Quando começou a comprar as peças, as usava de maneira muito particular: costumava colocar um Rolex dourado feminino sobre o punho da camisa. E era impossível saber quantos relógios ele tinha. “Os primeiros foram encontrados no dossel com franjas acima de sua cama”, conta Daryn Schnipper, vice-presidente sênior da Sotheby’s em Nova York, que organizou o leilão em 1988.
“As pessoas fizeram lances pelos acessórios porque pertenciam a ele”. Paige Powell, uma das amigas e funcionárias mais próximas de Warhol – os dois planejavam adotar uma criança juntos antes de ele morrer – recebeu várias obras de arte do artista, mas, ainda assim, foi ao leilão. “Comprei um relógio da década de 1950, com o rosto do caubói cantor Gene Autry, por US$ 1.800”, lembra. Para ela, o objeto representa uma forte conexão com seu falecido amigo, já que quando era menino, Warhol tinha um álbum de recortes com fotos de Autry e Roy Rogers, outro astro Western.
Relógio Tank Louis Cartier 18 quilates em ouro amarelo-ouro da Warhol (esquerda) e Patek Philippe em ouro amarelo-ouro 18 quilates Cronógrafo Automático Calendário Perpétuo Ref. 3448.
Filho da classe trabalhadora de imigrantes do leste europeu, ele gastou uma fortuna nos acessórios. Conhecia as melhores marcas e negociantes do mundo e transformou esse ímpeto em esporte. Relógios como o Tank apareceram várias vezes em sua coleção, assim como exemplares de Audemars Piguet e Patek Philippe dos anos 1950 e 1960. É difícil fazer comparações entre o mercado da arte de Andy Warhol e de seus relógios. Os preços de suas pinturas e gravuras dispararam em 2007, despencaram no ano seguinte, mas voltaram a se estabilizar em 2010, quando passou a ter um crescimento anual de 12,5%, segundo a Artnet. O “Silver Car Crash (Double Disaster)”– 1963, de Warhol, por exemplo, foi vendido em 2013 por US$ 105,4 milhões, mas também existem pinturas com valores mais baixos.
No mesmo ano dessa transação recorde, a Christie’s começou a realizar leilões relâmpago de milhares de obras menores com peças chegando a menos de US$ 10 mil, algo que não acontece no mercado de relógios por serem métricas diferentes. Ainda mais acessórios amarrados a um passado que qualquer fã de Warhol pode estar disposto a pagar. De certa forma, cada um dos relógios é um achado mais raro do que qualquer uma de suas pinturas. Existem dezenas de Mao e Marilyn por aí, mas apenas um relógio de aviador de prata Longines for Wittnauer de 1930, usado pelo artista.

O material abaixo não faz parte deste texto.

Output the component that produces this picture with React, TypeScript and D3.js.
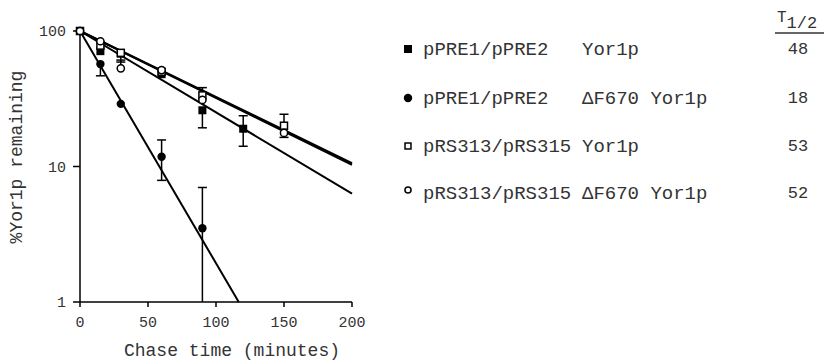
import React from 'react';
import * as d3 from 'd3';

// Chase time points (minutes) and % Yor1p remaining
const xTicks = [0, 50, 100, 150, 200];
const yTicks = [1, 10, 100];

const filledSquarePts = [
  { t: 0, v: 100 }, { t: 15, v: 71 }, { t: 30, v: 68 }, { t: 60, v: 48 }, { t: 90, v: 26 }, { t: 120, v: 19 },
];
const filledSquareErr = [
  { t: 30, v: 68, lo: 59 }, { t: 90, v: 26, lo: 19.3 }, { t: 120, v: 19, hi: 23.7, lo: 14.1 },
];

const filledCirclePts = [
  { t: 0, v: 100 }, { t: 15, v: 57 }, { t: 30, v: 29 }, { t: 60, v: 11.8 }, { t: 90, v: 3.5 },
];
const filledCircleErr = [
  { t: 15, v: 57, lo: 46.7 }, { t: 60, v: 11.8, hi: 15.7, lo: 7.9 }, { t: 90, v: 3.5, hi: 7.0, lo: 1, noLoCap: true },
];

const openSquarePts = [
  { t: 0, v: 100 }, { t: 15, v: 78 }, { t: 30, v: 69 }, { t: 60, v: 50 }, { t: 90, v: 33.5 }, { t: 150, v: 20 },
];
const openSquareErr = [
  { t: 90, v: 33.5, hi: 38.2 }, { t: 150, v: 20, hi: 24.3 },
];

const openCirclePts = [
  { t: 0, v: 100 }, { t: 15, v: 84 }, { t: 30, v: 53 }, { t: 60, v: 51.5 }, { t: 90, v: 31 }, { t: 150, v: 17.7 },
];
const openCircleErr = [
  { t: 30, v: 53, hi: 61 }, { t: 150, v: 17.7, lo: 16.4 },
];

// fitted decay lines: start and end points as drawn
const fitLines = [
  { from: { t: 0, v: 100 }, to: { t: 200, v: 6.3 } },
  { from: { t: 0, v: 100 }, to: { t: 116.7, v: 1 } },
  { from: { t: 0, v: 100 }, to: { t: 200, v: 10.6 } },
  { from: { t: 0, v: 100 }, to: { t: 200, v: 10.3 } },
];

const legendNames = ['pPRE1/pPRE2', 'pPRE1/pPRE2', 'pRS313/pRS315', 'pRS313/pRS315'];
const legendProteins = ['Yor1p', '\u0394F670 Yor1p', 'Yor1p', '\u0394F670 Yor1p'];
const legendMarkers = ['fsq', 'fci', 'osq', 'oci'];
const halfLives = ['48', '18', '53', '52'];

const FONT = '"Liberation Mono", "DejaVu Sans Mono", monospace';
const TXT = '#333';

const x = d3.scaleLinear().domain([0, 200]).range([80, 352]);
const y = d3.scaleLog().domain([1, 100]).range([302, 31]);

function Marker({ kind, cx, cy, s = 1 }: { kind: string; cx: number; cy: number; s?: number }) {
  if (kind === 'fsq') return <rect x={cx - 4 * s} y={cy - 4 * s} width={8 * s} height={8 * s} fill="#000" />;
  if (kind === 'fci') return <circle cx={cx} cy={cy} r={4.2 * s} fill="#000" />;
  if (kind === 'osq')
    return <rect x={cx - 3.5 * s} y={cy - 3.5 * s} width={7 * s} height={7 * s} fill="#fff" stroke="#000" strokeWidth={1.5} />;
  return <circle cx={cx} cy={cy} r={3.6 * s} fill="#fff" stroke="#000" strokeWidth={1.5} />;
}

function ErrBars({ data }: { data: any[] }) {
  return (
    <g stroke="#000" strokeWidth={1.5}>
      {data.map((d, i) => {
        const cx = x(d.t);
        const parts = [];
        if (d.hi !== undefined) {
          parts.push(<line key="h" x1={cx} x2={cx} y1={y(d.v)} y2={y(d.hi)} />);
          parts.push(<line key="hc" x1={cx - 4.5} x2={cx + 4.5} y1={y(d.hi)} y2={y(d.hi)} />);
        }
        if (d.lo !== undefined) {
          parts.push(<line key="l" x1={cx} x2={cx} y1={y(d.v)} y2={y(d.lo)} />);
          if (!d.noLoCap) parts.push(<line key="lc" x1={cx - 4.5} x2={cx + 4.5} y1={y(d.lo)} y2={y(d.lo)} />);
        }
        return <g key={i}>{parts}</g>;
      })}
    </g>
  );
}

export default function App() {
  const series = [
    { kind: 'fsq', pts: filledSquarePts },
    { kind: 'fci', pts: filledCirclePts },
    { kind: 'osq', pts: openSquarePts },
    { kind: 'oci', pts: openCirclePts },
  ];
  const legendY = [49, 98, 146, 193];
  return (
    <svg width={824} height={362} style={{ position: 'absolute', left: 0, top: 0, background: '#fff' }}>
      {/* axes */}
      <g stroke="#000" strokeWidth={1.5} fill="none">
        <line x1={x(0)} x2={x(200)} y1={y(1)} y2={y(1)} />
        <line x1={x(0)} x2={x(0)} y1={y(1)} y2={y(100)} />
        {xTicks.map(t => (
          <line key={t} x1={x(t)} x2={x(t)} y1={y(1)} y2={y(1) + 5} />
        ))}
        {yTicks.map(v => (
          <line key={v} x1={x(0) - 7} x2={x(0)} y1={y(v)} y2={y(v)} />
        ))}
      </g>
      <g fontFamily={FONT} fontSize={15} fill={TXT}>
        {xTicks.map(t => (
          <text key={t} x={x(t)} y={327} textAnchor="middle">{t}</text>
        ))}
        {yTicks.map(v => (
          <text key={v} x={66} y={y(v) + 5} textAnchor="end">{v}</text>
        ))}
      </g>
      <text x={232} y={356} textAnchor="middle" fontFamily={FONT} fontSize={18} fill={TXT}>
        Chase time (minutes)
      </text>
      <text transform="translate(22,157) rotate(-90)" textAnchor="middle" fontFamily={FONT} fontSize={18} fill={TXT}>
        %Yor1p remaining
      </text>

      {/* fitted lines */}
      <g stroke="#000" strokeWidth={2} fill="none">
        {fitLines.map((f, i) => (
          <line key={i} x1={x(f.from.t)} y1={y(f.from.v)} x2={x(f.to.t)} y2={y(f.to.v)} />
        ))}
      </g>

      {/* error bars */}
      <ErrBars data={filledSquareErr} />
      <ErrBars data={filledCircleErr} />
      <ErrBars data={openSquareErr} />
      <ErrBars data={openCircleErr} />

      {/* markers */}
      {series.map(s => (
        <g key={s.kind}>
          {s.pts.map((p, i) => (
            <Marker key={i} kind={s.kind} cx={x(p.t)} cy={y(p.v)} />
          ))}
        </g>
      ))}

      {/* legend */}
      {legendNames.map((n, i) => (
        <g key={i}>
          <Marker kind={legendMarkers[i]} cx={408} cy={legendY[i] - (i === 3 ? 3 : 0)} s={i >= 2 ? 0.85 : 1} />
          <text x={423} y={legendY[i] + 6} fontFamily={FONT} fontSize={19} fill={TXT}>{n}</text>
          <text x={582} y={legendY[i] + 6} fontFamily={FONT} fontSize={19} fill={TXT}>{legendProteins[i]}</text>
          <text x={798} y={legendY[i] + 5} textAnchor="middle" fontFamily={FONT} fontSize={17} fill={TXT}>{halfLives[i]}</text>
        </g>
      ))}
      <text x={777} y={22} fontFamily={FONT} fontSize={16} fill={TXT}>
        T<tspan dy={6} fontSize={17}>1/2</tspan>
      </text>
      <line x1={775} x2={824} y1={33} y2={33} stroke="#333" strokeWidth={1.5} />
    </svg>
  );
}
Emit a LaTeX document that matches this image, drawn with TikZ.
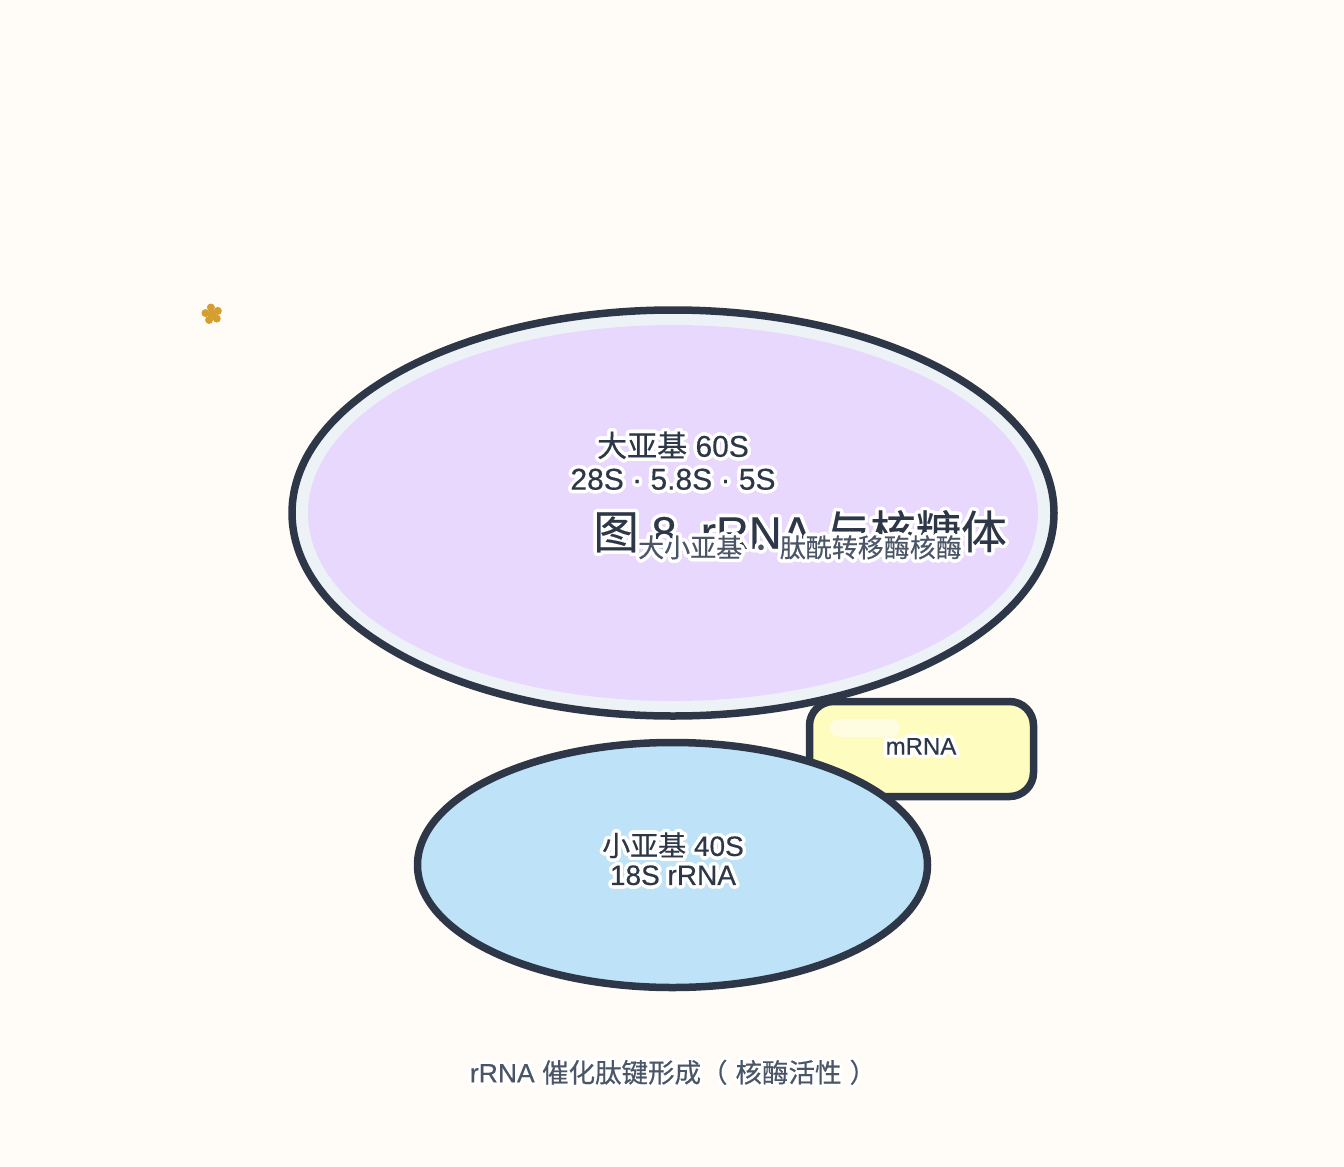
\documentclass[tikz,border=0pt]{standalone}
\usepackage{fontspec}
\setmainfont{Liberation Sans}[FakeBold=0.4]
\newfontfamily\cjk{Noto Sans CJK SC}[FakeBold=0.4]
\usepackage[copies]{contour}
\contourlength{3.4pt}
\contournumber{40}
\definecolor{bg}{HTML}{FFFCF7}
\definecolor{ink}{HTML}{2D3748}
\definecolor{inksoft}{HTML}{4A5568}
\definecolor{band}{HTML}{EDF2F7}
\definecolor{lav}{HTML}{E9D8FD}
\definecolor{sky}{HTML}{BEE3F8}
\definecolor{lemon}{HTML}{FEFCBF}
\definecolor{gold}{HTML}{D69E2E}
\tikzset{
  outline/.style={draw=ink, line width=7.5pt},
  lbl/.style={inner sep=0pt, text=ink, font=\fontsize{28}{34}\selectfont},
  soft/.style={inner sep=0pt, text=inksoft},
}
\begin{document}
\begin{tikzpicture}[x=1pt,y=-1pt]
\fill[bg] (0,0) rectangle (1344,1167);
\useasboundingbox (0,0) rectangle (1344,1167);
% star (five-petal flower)
\fill[gold] (212,314) circle [radius=4.6];
\foreach \a in {-100,-28,44,116,188}
  \fill[gold] (212,314) ++(\a:6.6) circle [radius=4.0];
% large subunit
\draw[outline, fill=band] (673,513) ellipse [x radius=381, y radius=203];
\fill[lav] (673,513) ellipse [x radius=365, y radius=188];
% mRNA box
\draw[outline, fill=lemon, rounded corners=24pt] (809.5,701.5) rectangle (1033.5,796.5);
\fill[white, opacity=0.55, rounded corners=9pt] (830,719) rectangle (900,737);
% small subunit
\draw[outline, fill=sky] (672.5,865) ellipse [x radius=255, y radius=122.5];
% labels
\node[lbl, font=\fontsize{30}{36}\selectfont] (big1) at (673,447) {\contour{white}{{\cjk 大亚基} 60S}};
\node[lbl, font=\fontsize{30}{36}\selectfont] (big2) at (673,481) {\contour{white}{28S · 5.8S · 5S}};
\node[lbl, font=\fontsize{45.5}{52}\selectfont] (title) at (800,533) {\contour{white}{{\cjk 图} 8\hspace{24pt}rRNA {\cjk 与核糖体}}};
\node[soft, font=\fontsize{26}{30}\selectfont] (sub) at (800,549) {\contour{white}{\cjk 大小亚基 · 肽酰转移酶核酶}};
\node[lbl, font=\fontsize{24}{28}\selectfont] (mrna) at (921,748) {\contour{white}{mRNA}};
\node[lbl] (small1) at (673,847) {\contour{white}{{\cjk 小亚基} 40S}};
\node[lbl] (small2) at (673,877) {\contour{white}{18S rRNA}};
\node[soft, font=\fontsize{26.5}{30}\selectfont] (foot) at (673,1074) {\contour{white}{rRNA {\cjk 催化肽键形成（\hspace{8pt}核酶活性\hspace{8pt}）}}};
\end{tikzpicture}
\end{document}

Na biografia Warhol by Blake Gopnik, há vários relatos de sua tendência de colecionador. Ele gostava de andar com o bolso da camisa cheio de diamantes. Nunca os tirava, apenas tinha prazer em saber que estavam lá. Algo parecido acontece com quem compra os relógios: querem porque, de alguma forma, foram tocados pelo gênio.